VILLAGE OF LEWISTON – Since the mid-1990s the Local Waterfront Revitalization Plan (LWRP) has been a vehicle to bring in more than $1 million in state grant money – funds used to improve the infrastructure at Lewiston Landing along the lower Niagara River.
Late last year, the state gave the village the go-ahead to expand the boundaries of the LWRP – also considered a master plan – to include the entire village. Now, an advisory board put in place this month will be tasked to come up with a master plan to address areas beyond the waterfront.
Village Engineer Michael Marino of CRA Engineering said the original LWRP was focused on Lewiston Landing, along the waterfront and Water Street area, and the village was able to leverage funding from the state Environmental Protection Fund to complete repairs and updates.
Marino said similar plans are in place for other waterfront communities, including Buffalo and North Tonawanda.
“Everything along Center Street supplements tourism and draws people to the village and its waterfront,” he said.
Marino said officials started with a goal of getting ideas to update Academy Park, but then realized that both the park and the new master plan should be addressed at the same time.
“Obviously they have the ice rink there in the winter time, all the various festivals, but over the years things have evolved and people are realizing there are some drainage lines through there that aren’t documented and some power lines that aren’t documented,” he said. “They need to have a plan.”
He said the state provided $75,000 for the update, which should take about a year.
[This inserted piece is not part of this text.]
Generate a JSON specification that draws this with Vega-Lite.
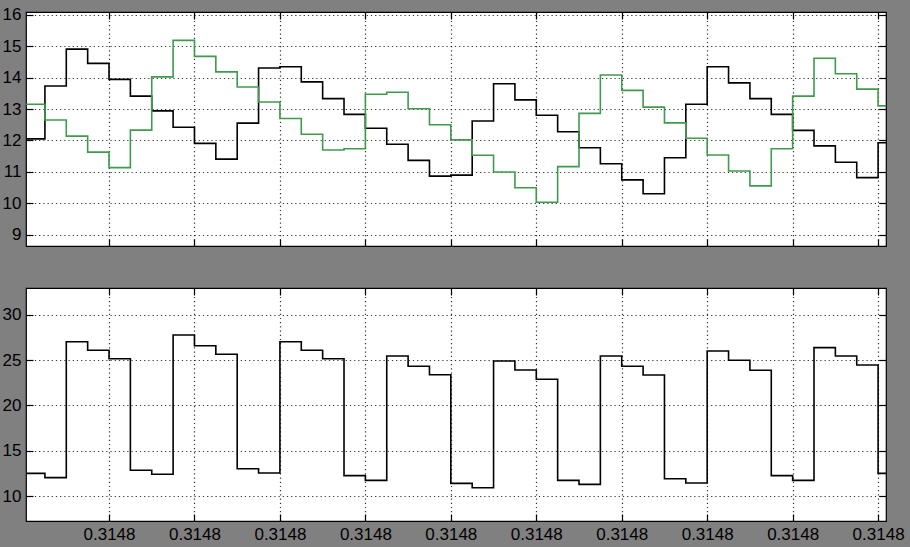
{
  "$schema": "https://vega.github.io/schema/vega-lite/v6.json",
  "padding": {"left": 0, "top": 4, "right": 30, "bottom": 40},
  "background": "#808080",
  "spacing": 38,
  "datasets": {
    "top": [
      {"s":"black","x":0,"v":12.05},{"s":"black","x":1,"v":13.73},{"s":"black","x":2,"v":14.9},{"s":"black","x":3,"v":14.45},{"s":"black","x":4,"v":13.94},{"s":"black","x":5,"v":13.41},{"s":"black","x":6,"v":12.94},{"s":"black","x":7,"v":12.42},{"s":"black","x":8,"v":11.91},{"s":"black","x":9,"v":11.41},{"s":"black","x":10,"v":12.55},{"s":"black","x":11,"v":14.3},{"s":"black","x":12,"v":14.34},{"s":"black","x":13,"v":13.86},{"s":"black","x":14,"v":13.33},{"s":"black","x":15,"v":12.83},{"s":"black","x":16,"v":12.39},{"s":"black","x":17,"v":11.88},{"s":"black","x":18,"v":11.37},{"s":"black","x":19,"v":10.87},{"s":"black","x":20,"v":10.9},{"s":"black","x":21,"v":12.62},{"s":"black","x":22,"v":13.8},{"s":"black","x":23,"v":13.29},{"s":"black","x":24,"v":12.8},{"s":"black","x":25,"v":12.28},{"s":"black","x":26,"v":11.77},{"s":"black","x":27,"v":11.26},{"s":"black","x":28,"v":10.75},{"s":"black","x":29,"v":10.31},{"s":"black","x":30,"v":11.45},{"s":"black","x":31,"v":13.15},{"s":"black","x":32,"v":14.34},{"s":"black","x":33,"v":13.83},{"s":"black","x":34,"v":13.33},{"s":"black","x":35,"v":12.83},{"s":"black","x":36,"v":12.32},{"s":"black","x":37,"v":11.83},{"s":"black","x":38,"v":11.31},{"s":"black","x":39,"v":10.82},{"s":"black","x":40,"v":11.93},{"s":"black","x":41,"v":11.93},
      {"s":"green","x":0,"v":13.15},{"s":"green","x":1,"v":12.65},{"s":"green","x":2,"v":12.14},{"s":"green","x":3,"v":11.63},{"s":"green","x":4,"v":11.14},{"s":"green","x":5,"v":12.33},{"s":"green","x":6,"v":14.02},{"s":"green","x":7,"v":15.18},{"s":"green","x":8,"v":14.67},{"s":"green","x":9,"v":14.18},{"s":"green","x":10,"v":13.7},{"s":"green","x":11,"v":13.22},{"s":"green","x":12,"v":12.7},{"s":"green","x":13,"v":12.2},{"s":"green","x":14,"v":11.7},{"s":"green","x":15,"v":11.74},{"s":"green","x":16,"v":13.47},{"s":"green","x":17,"v":13.53},{"s":"green","x":18,"v":13.01},{"s":"green","x":19,"v":12.5},{"s":"green","x":20,"v":12.02},{"s":"green","x":21,"v":11.53},{"s":"green","x":22,"v":11.0},{"s":"green","x":23,"v":10.5},{"s":"green","x":24,"v":10.04},{"s":"green","x":25,"v":11.17},{"s":"green","x":26,"v":12.86},{"s":"green","x":27,"v":14.08},{"s":"green","x":28,"v":13.59},{"s":"green","x":29,"v":13.06},{"s":"green","x":30,"v":12.56},{"s":"green","x":31,"v":12.07},{"s":"green","x":32,"v":11.54},{"s":"green","x":33,"v":11.03},{"s":"green","x":34,"v":10.56},{"s":"green","x":35,"v":11.74},{"s":"green","x":36,"v":13.41},{"s":"green","x":37,"v":14.61},{"s":"green","x":38,"v":14.12},{"s":"green","x":39,"v":13.63},{"s":"green","x":40,"v":13.1},{"s":"green","x":41,"v":13.1}
    ],
    "bottom": [
      {"x":0,"v":12.5},{"x":1,"v":12.03},{"x":2,"v":27.05},{"x":3,"v":26.1},{"x":4,"v":25.17},{"x":5,"v":12.84},{"x":6,"v":12.4},{"x":7,"v":27.79},{"x":8,"v":26.6},{"x":9,"v":25.66},{"x":10,"v":13.02},{"x":11,"v":12.54},{"x":12,"v":27.05},{"x":13,"v":26.1},{"x":14,"v":25.17},{"x":15,"v":12.25},{"x":16,"v":11.73},{"x":17,"v":25.47},{"x":18,"v":24.33},{"x":19,"v":23.4},{"x":20,"v":11.4},{"x":21,"v":10.92},{"x":22,"v":24.92},{"x":23,"v":23.92},{"x":24,"v":22.9},{"x":25,"v":11.73},{"x":26,"v":11.29},{"x":27,"v":25.47},{"x":28,"v":24.33},{"x":29,"v":23.37},{"x":30,"v":11.91},{"x":31,"v":11.44},{"x":32,"v":26.02},{"x":33,"v":25.0},{"x":34,"v":23.89},{"x":35,"v":12.25},{"x":36,"v":11.73},{"x":37,"v":26.39},{"x":38,"v":25.47},{"x":39,"v":24.48},{"x":40,"v":12.5},{"x":41,"v":12.5}
    ]
  },
  "vconcat": [
    {
      "width": 860,
      "height": 234,
      "data": {"name": "top"},
      "layer": [
        {
          "mark": {"type": "line", "interpolate": "step-after", "clip": true, "strokeWidth": 1.6},
          "encoding": {
            "x": {"field": "x", "type": "quantitative", "scale": {"domain": [0.114, 40.37], "nice": false, "zero": false},
                  "axis": {"orient": "bottom", "values": [4,8,12,16,20,24,28,32,36,40], "labels": false, "grid": true}},
            "y": {"field": "v", "type": "quantitative", "scale": {"domain": [8.65, 16.08], "nice": false, "zero": false},
                  "axis": {"orient": "left", "values": [9,10,11,12,13,14,15,16], "grid": true, "minExtent": 25, "maxExtent": 25}},
            "color": {"field": "s", "type": "nominal", "scale": {"domain": ["black","green"], "range": ["#000000","#3f9a4c"]}, "legend": null}
          }
        },
        {
          "mark": {"type": "line", "interpolate": "step-after", "clip": true, "opacity": 0},
          "encoding": {
            "x": {"field": "x", "type": "quantitative",
                  "axis": {"orient": "top", "values": [4,8,12,16,20,24,28,32,36,40], "labels": false, "grid": false}},
            "y": {"field": "v", "type": "quantitative",
                  "axis": {"orient": "right", "values": [9,10,11,12,13,14,15,16], "labels": false, "grid": false}},
            "detail": {"field": "s"}
          }
        }
      ],
      "resolve": {"axis": {"x": "independent", "y": "independent"}}
    },
    {
      "width": 860,
      "height": 233,
      "data": {"name": "bottom"},
      "layer": [
        {
          "mark": {"type": "line", "interpolate": "step-after", "clip": true, "strokeWidth": 1.6, "color": "#000000"},
          "encoding": {
            "x": {"field": "x", "type": "quantitative", "scale": {"domain": [0.114, 40.37], "nice": false, "zero": false},
                  "axis": {"orient": "bottom", "values": [4,8,12,16,20,24,28,32,36,40], "labelExpr": "'0.3148'", "grid": true}},
            "y": {"field": "v", "type": "quantitative", "scale": {"domain": [7.24, 32.98], "nice": false, "zero": false},
                  "axis": {"orient": "left", "values": [10,15,20,25,30], "grid": true, "minExtent": 25, "maxExtent": 25}}
          }
        },
        {
          "mark": {"type": "line", "interpolate": "step-after", "clip": true, "opacity": 0},
          "encoding": {
            "x": {"field": "x", "type": "quantitative",
                  "axis": {"orient": "top", "values": [4,8,12,16,20,24,28,32,36,40], "labels": false, "grid": false}},
            "y": {"field": "v", "type": "quantitative",
                  "axis": {"orient": "right", "values": [10,15,20,25,30], "labels": false, "grid": false}}
          }
        }
      ],
      "resolve": {"axis": {"x": "independent", "y": "independent"}}
    }
  ],
  "config": {
    "view": {"stroke": "#000000", "strokeWidth": 1.2, "fill": "#ffffff"},
    "axis": {
      "title": null,
      "domain": false,
      "tickColor": "#000000",
      "tickSize": -7,
      "tickWidth": 1.2,
      "gridColor": "#000000",
      "gridDash": [1.2, 3],
      "gridOpacity": 0.8,
      "gridWidth": 1.2,
      "labelFont": "Liberation Sans",
      "labelFontSize": 17,
      "labelColor": "#000000",
      "labelPadding": 12,
      "labelFlush": false,
      "labelOverlap": false
    }
  }
}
The meetings and public hearings will be open to the public.
“Their job will be to put the input into a vision,” he said.
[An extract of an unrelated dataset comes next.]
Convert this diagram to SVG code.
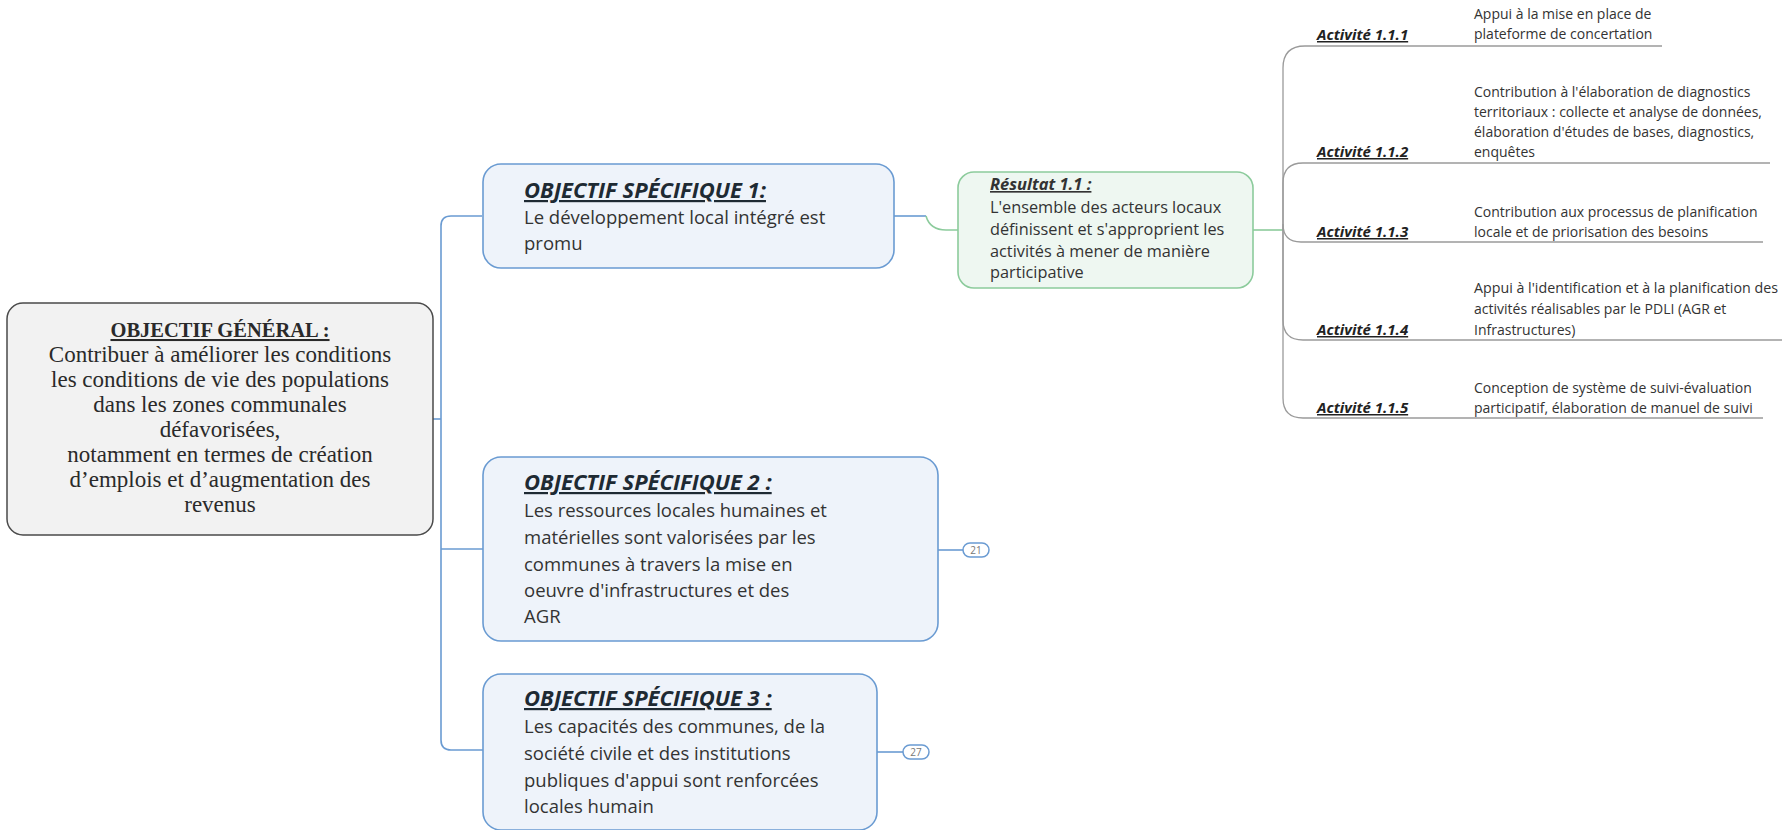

The LWRP is part of a transformation of the village over the past 20 years. Marino said it goes back to a time when there was a railroad bed on First Street and the Silo restaurant was an abandoned coal silo.
Phase I, in the late 1990s, brought the construction of Onondaga Trail behind the Village Hall, along Onondaga Street, and to Lewiston Landing – as well as the development of the fish-cleaning station on the waterfront. The total cost was about $300,000.
Phase II between 2000 and 2010 brought the demolition of the Department of Public Works garage, which allowed for the addition of a parking lot for visitors on Water Street. The project also included brick walkways at the waterfront and replacement of a staircase from Water Street to the waterfront boat launch areas. Phase II cost $400,000.
Though admitting that this phase “went on too long,” Marino noted the village is responsible for a 50/50 match of state funds – much of it from providing in-kind services.
“That’s partly why these things took so long, because the village did the construction. That saved them a lot of money and they got more done with the money. They built the walkways. They did the lights. They did a lot of that work,” said Marino.
Phase III, between 2010 and 2013, cost $150,000 – money that was used to provide finishing touches, including replacing floating aluminum docks and adding walkways.
“It all dovetails into the LWRP, which is designed to get the area ready for tourism and recreation,” Marino said.
Though the funding focus now is the entire village, it doesn’t mean that Lewiston Landing will be ignored.
Funding for Phase IV was approved in December and will provide $355,000 to update floating docks, walkways and sheet pile walls.
The updated area will be the south end of the property, behind Water Street Landing restaurant.
“That area has the original shoreline, which is a concrete structure and a wooded walkway. All that has been undermined over the years because of the river flow there,” Marino said. “This phase will install heavy sheet pile there, just like we have at the north side, by the Silo. (We will also) install new boater utility pedestals that will provide electricity and water for people who are parked there.”
He said the Whirlpool Jet Boat, which uses a floating dock, ultimately will be able to attach the dock to the new wall.
“The shoreline there is kind of falling into the river, so this will help shore all that up,” he said. “There will also be new lights.”
He said this area is used for water sport and recreational activities by organizations including the Neptune Ski Club, and these and previous updates will help increase tourism in the area.
“We really want to encourage use of the waterfront,” Marino said.
In addition to LWRP funding, the village also has received Greenway, Department of Environmental Conservation and State Parks grants to replace the boat launch, install garden/green areas near the parking lot and develop the Underground Railroad and Tuscarora Heroes monuments.
Also under consideration are Greenway or LWRP money to build a park-like promenade over the parking lot, including an ice-skating run, fountains and a warming building with a railroad theme, Marino said
“It’s all pie in the sky right now,” he said, “but these are concepts floating around out there and it would be good to pull them all together.”